Tech
|
30th October 2025, 4:16 PM

▶
Pixa AI has introduced Luna AI, a novel speech-to-speech foundational model designed to revolutionize human-AI interactions. This model bypasses the conventional speech-to-text and text-to-speech conversion steps, processing audio directly to generate speech output. This direct audio processing significantly reduces latency, allowing for more responsive and natural conversations, complete with nuances like singing, whispering, and emotional inflection.
Pixa AI's founder, Sparsh Agrawal, emphasizes that Luna AI is built with an 'emotional first' approach, aiming to make AI conversations feel more human rather than robotic. Internal evaluations indicate Luna AI surpasses leading real-time systems. In Automatic Speech Recognition (ASR), it achieved a 5.24% error rate, outperforming Deepgram Nova (8.38%) and ElevenLabs Scribe (5.81%). For Text-to-Speech Word Error Rate (TTS WER), Luna AI recorded 1.3%, better than Sesame (2.9%) and GPT-4o TTS (3.2%). Its Mean Opinion Score (MOS) for naturalness was 4.62, topping GPT-real-time's 4.15.
The company is actively pursuing B2B applications through a licensing-led business model, targeting sectors such as entertainment (collaborating with European companies), automotive (for in-car infotainment systems), and AI toys (with a US-based company). Other potential applications include mental health counseling, elderly companionship, and children's education. A pilot with a large company for customer call automation showed increased customer engagement and conversion rates.
Initially supporting English, Luna AI plans to roll out multilingual capabilities for 12 major Indian languages and additional global languages within three months. The startup, backed by investors including Nikhil Kamath, Kunal Shah, and Kunal Kapoor, is also planning team expansion and engaging with the IndiaAI Mission for GPU access.

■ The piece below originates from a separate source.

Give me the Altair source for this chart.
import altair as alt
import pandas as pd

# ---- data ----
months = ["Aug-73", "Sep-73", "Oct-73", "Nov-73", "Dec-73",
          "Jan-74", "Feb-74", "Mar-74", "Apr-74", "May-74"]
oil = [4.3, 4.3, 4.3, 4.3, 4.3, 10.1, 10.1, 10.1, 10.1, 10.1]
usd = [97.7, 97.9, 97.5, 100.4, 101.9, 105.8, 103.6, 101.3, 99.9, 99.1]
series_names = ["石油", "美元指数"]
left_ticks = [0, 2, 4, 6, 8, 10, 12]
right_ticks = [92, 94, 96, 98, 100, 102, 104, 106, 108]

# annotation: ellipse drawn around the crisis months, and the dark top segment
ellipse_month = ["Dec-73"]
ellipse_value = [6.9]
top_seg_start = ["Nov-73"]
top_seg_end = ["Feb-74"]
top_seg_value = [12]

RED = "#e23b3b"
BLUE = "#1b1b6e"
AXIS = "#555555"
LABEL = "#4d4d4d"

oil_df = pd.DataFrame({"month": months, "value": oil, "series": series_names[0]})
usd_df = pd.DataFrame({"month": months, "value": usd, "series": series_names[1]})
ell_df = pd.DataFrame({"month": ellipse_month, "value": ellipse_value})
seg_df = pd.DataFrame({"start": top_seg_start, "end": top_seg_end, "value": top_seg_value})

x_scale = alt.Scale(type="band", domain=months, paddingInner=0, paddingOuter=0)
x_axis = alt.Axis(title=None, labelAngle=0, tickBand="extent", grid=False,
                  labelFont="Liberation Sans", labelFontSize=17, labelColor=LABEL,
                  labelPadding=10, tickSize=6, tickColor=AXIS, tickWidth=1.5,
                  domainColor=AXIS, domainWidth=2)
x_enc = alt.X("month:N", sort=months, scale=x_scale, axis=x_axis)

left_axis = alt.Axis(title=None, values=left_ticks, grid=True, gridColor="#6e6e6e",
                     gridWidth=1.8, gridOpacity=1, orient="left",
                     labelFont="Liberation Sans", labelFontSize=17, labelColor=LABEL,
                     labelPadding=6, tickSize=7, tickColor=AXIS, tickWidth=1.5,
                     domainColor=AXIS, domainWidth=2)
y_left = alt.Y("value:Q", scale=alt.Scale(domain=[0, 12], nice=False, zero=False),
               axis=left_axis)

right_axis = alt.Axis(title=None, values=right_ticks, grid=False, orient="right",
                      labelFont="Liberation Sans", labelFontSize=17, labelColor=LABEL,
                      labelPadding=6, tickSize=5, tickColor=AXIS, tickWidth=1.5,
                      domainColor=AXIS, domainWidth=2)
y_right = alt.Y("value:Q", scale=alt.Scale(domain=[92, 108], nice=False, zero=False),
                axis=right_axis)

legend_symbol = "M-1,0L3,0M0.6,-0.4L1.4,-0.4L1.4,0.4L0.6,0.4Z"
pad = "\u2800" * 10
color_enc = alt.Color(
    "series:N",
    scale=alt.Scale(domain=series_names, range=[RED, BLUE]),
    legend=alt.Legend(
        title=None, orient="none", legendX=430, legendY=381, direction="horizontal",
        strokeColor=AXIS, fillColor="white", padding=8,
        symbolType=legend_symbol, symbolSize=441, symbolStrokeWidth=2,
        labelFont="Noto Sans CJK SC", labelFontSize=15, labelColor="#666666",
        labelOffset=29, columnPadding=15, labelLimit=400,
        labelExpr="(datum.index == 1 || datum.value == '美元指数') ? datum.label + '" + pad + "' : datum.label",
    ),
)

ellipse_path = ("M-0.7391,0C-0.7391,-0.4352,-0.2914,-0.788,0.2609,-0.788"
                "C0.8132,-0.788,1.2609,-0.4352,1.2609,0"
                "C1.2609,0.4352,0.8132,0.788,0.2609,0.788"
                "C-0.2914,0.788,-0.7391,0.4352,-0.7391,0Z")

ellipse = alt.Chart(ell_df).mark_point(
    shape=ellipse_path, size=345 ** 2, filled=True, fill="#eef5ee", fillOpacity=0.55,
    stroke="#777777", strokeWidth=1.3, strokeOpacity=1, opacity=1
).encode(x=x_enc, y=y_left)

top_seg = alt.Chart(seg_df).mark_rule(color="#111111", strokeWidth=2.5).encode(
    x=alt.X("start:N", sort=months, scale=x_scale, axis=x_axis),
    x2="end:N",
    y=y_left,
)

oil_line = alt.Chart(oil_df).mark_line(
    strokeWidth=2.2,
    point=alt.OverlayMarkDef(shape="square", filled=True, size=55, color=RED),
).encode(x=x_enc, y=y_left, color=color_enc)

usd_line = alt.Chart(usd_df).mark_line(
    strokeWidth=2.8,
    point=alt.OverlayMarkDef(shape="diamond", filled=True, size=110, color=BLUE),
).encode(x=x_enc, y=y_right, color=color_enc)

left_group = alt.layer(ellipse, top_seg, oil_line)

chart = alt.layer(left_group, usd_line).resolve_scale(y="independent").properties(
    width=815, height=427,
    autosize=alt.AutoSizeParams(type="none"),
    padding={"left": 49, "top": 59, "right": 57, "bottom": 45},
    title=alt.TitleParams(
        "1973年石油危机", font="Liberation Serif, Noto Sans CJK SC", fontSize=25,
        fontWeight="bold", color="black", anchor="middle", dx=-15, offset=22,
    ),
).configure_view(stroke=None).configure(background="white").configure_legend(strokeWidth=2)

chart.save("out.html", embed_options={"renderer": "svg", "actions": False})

Impact: This advancement in AI technology could significantly boost the Artificial Intelligence and Technology sectors. It opens new avenues for conversational AI applications, potentially leading to increased investment in AI startups and companies, and enhancing user experiences across various industries. The development of advanced AI models like Luna AI is crucial for India's ambition in the global AI landscape. Rating: 7/10
Heading Speech-to-Speech: A technology where an AI model takes spoken audio as input and generates spoken audio as output directly, without converting to text in between. Foundational Model: A large AI model trained on a vast amount of data that can be adapted for a wide range of downstream tasks. Latency: The delay between an action or input and the system's response. Emotional Intelligence: The ability of an AI to understand, interpret, and respond to human emotions. Automatic Speech Recognition (ASR): The technology that converts spoken language into written text. Text-to-Speech Word Error Rate (TTS WER): A metric measuring the accuracy of converting written text into spoken audio. Mean Opinion Score (MOS): A subjective measure used to evaluate the quality of speech or audio, often on a scale of 1 to 5, with higher scores indicating better quality. Licensing-led business model: A strategy where a company grants permission to others to use its intellectual property (like technology or software) for a fee. Proof of concept (POC): A small-scale test or demonstration to prove that a concept or idea is feasible. IndiaAI Mission: A government initiative in India aimed at promoting the development and adoption of Artificial Intelligence. GPU: Graphics Processing Unit, a specialized electronic circuit designed to rapidly manipulate and alter memory to accelerate the creation of images.